WHAT THE EXERCISE ASKS: From the first line of the listing below, retype each line up to and including the one with "years = ['2011', '2012', '2013', '2014', '2015', '2016']"; pictures stay out.

-- start of RECORDED DATA --

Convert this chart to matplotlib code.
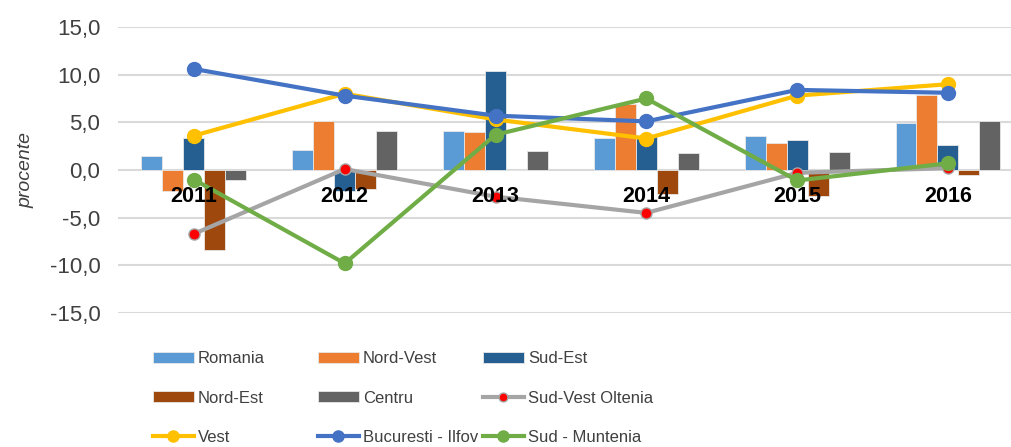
import numpy as np
import matplotlib
matplotlib.use('Agg')
import matplotlib.pyplot as plt

plt.rcParams['font.family'] = ['Liberation Sans', 'DejaVu Sans']

years = ['2011', '2012', '2013', '2014', '2015', '2016']

# bar series (procente)
romania = [1.5, 2.1, 4.1, 3.4, 3.6, 4.9]
nord_vest = [-2.2, 5.1, 4.0, 6.9, 2.8, 7.9]
sud_est = [3.4, -2.2, 10.4, 3.7, 3.1, 2.6]
nord_est = [-8.4, -2.0, 0.0, -2.5, -2.7, -0.5]
centru = [-1.1, 4.1, 2.0, 1.8, 1.9, 5.1]

# line series
sud_vest_oltenia = [-6.7, 0.1, -2.8, -4.5, -0.3, 0.2]
vest = [3.6, 8.0, 5.3, 3.3, 7.8, 9.0]
bucuresti_ilfov = [10.6, 7.8, 5.7, 5.1, 8.4, 8.1]
sud_muntenia = [-1.0, -9.8, 3.7, 7.5, -1.1, 0.7]

fig = plt.figure(figsize=(10.11, 4.47), dpi=100)
ax = fig.add_axes([0.1172, 0.2998, 0.895, 0.6398])

x = np.arange(len(years))
w = 0.139
bar_series = [('Romania', romania, '#5B9BD5'),
              ('Nord-Vest', nord_vest, '#ED7D31'),
              ('Sud-Est', sud_est, '#255E91'),
              ('Nord-Est', nord_est, '#9E480E'),
              ('Centru', centru, '#636363')]
handles = {}
for i, (name, vals, col) in enumerate(bar_series):
    b = ax.bar(x + (i - 2) * w, vals, w, color=col, edgecolor='#e8e8e8',
               linewidth=0.6, label=name, zorder=2)
    handles[name] = b

l, = ax.plot(x, sud_vest_oltenia, color='#A5A5A5', lw=3, marker='o', ms=8,
             mfc='#FF0000', mec='#A5A5A5', mew=1, label='Sud-Vest Oltenia', zorder=3)
handles['Sud-Vest Oltenia'] = l
l, = ax.plot(x, vest, color='#FFC000', lw=3, marker='o', ms=10,
             label='Vest', zorder=3)
handles['Vest'] = l
l, = ax.plot(x, bucuresti_ilfov, color='#4472C4', lw=3, marker='o', ms=10,
             label='Bucuresti - Ilfov', zorder=3)
handles['Bucuresti - Ilfov'] = l
l, = ax.plot(x, sud_muntenia, color='#70AD47', lw=3, marker='o', ms=10,
             label='Sud - Muntenia', zorder=3)
handles['Sud - Muntenia'] = l

ax.set_xlim(-0.5, len(years) - 0.5)
ax.set_ylim(-15, 15)
ax.set_yticks(np.arange(-15, 16, 5))
ax.set_yticklabels([f'{v:.1f}'.replace('.', ',') for v in np.arange(-15, 16, 5)],
                   fontsize=16, color='#404040')
ax.grid(axis='y', color='#d9d9d9', lw=1.5, zorder=0)
ax.set_axisbelow(True)
for s in ax.spines.values():
    s.set_visible(False)
ax.tick_params(axis='y', length=0, pad=13)
ax.tick_params(axis='x', length=0)
ax.set_xticks([])

for xi, yr in zip(x, years):
    ax.text(xi, -2.8, yr, ha='center', va='center', fontsize=15.5,
            fontweight='bold', color='black', zorder=5)

ax.set_ylabel('procente', fontsize=14, style='italic', color='#404040')
ax.yaxis.set_label_coords(-0.093, 0.5)

# legend: three columns placed like the original
columns = [['Romania', 'Nord-Est', 'Vest'],
           ['Nord-Vest', 'Centru', 'Bucuresti - Ilfov'],
           ['Sud-Est', 'Sud-Vest Oltenia', 'Sud - Muntenia']]
col_x = [0.1513, 0.3145, 0.4777]
for cx, names in zip(col_x, columns):
    leg = fig.legend([handles[n] for n in names], names, ncol=1,
                     loc='center left', bbox_to_anchor=(cx, 0.1096),
                     frameon=False, fontsize=12, handlelength=2.45,
                     handleheight=0.6, handletextpad=0.25, markerscale=0.8,
                     labelspacing=1.45, borderaxespad=0, borderpad=0)
    for t in leg.get_texts():
        t.set_color('#404040')

fig.savefig('out.png', dpi=100)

-- end of RECORDED DATA --

OUTPUT:
Convert this chart to matplotlib code.
import numpy as np
import matplotlib
matplotlib.use('Agg')
import matplotlib.pyplot as plt

plt.rcParams['font.family'] = ['Liberation Sans', 'DejaVu Sans']

years = ['2011', '2012', '2013', '2014', '2015', '2016']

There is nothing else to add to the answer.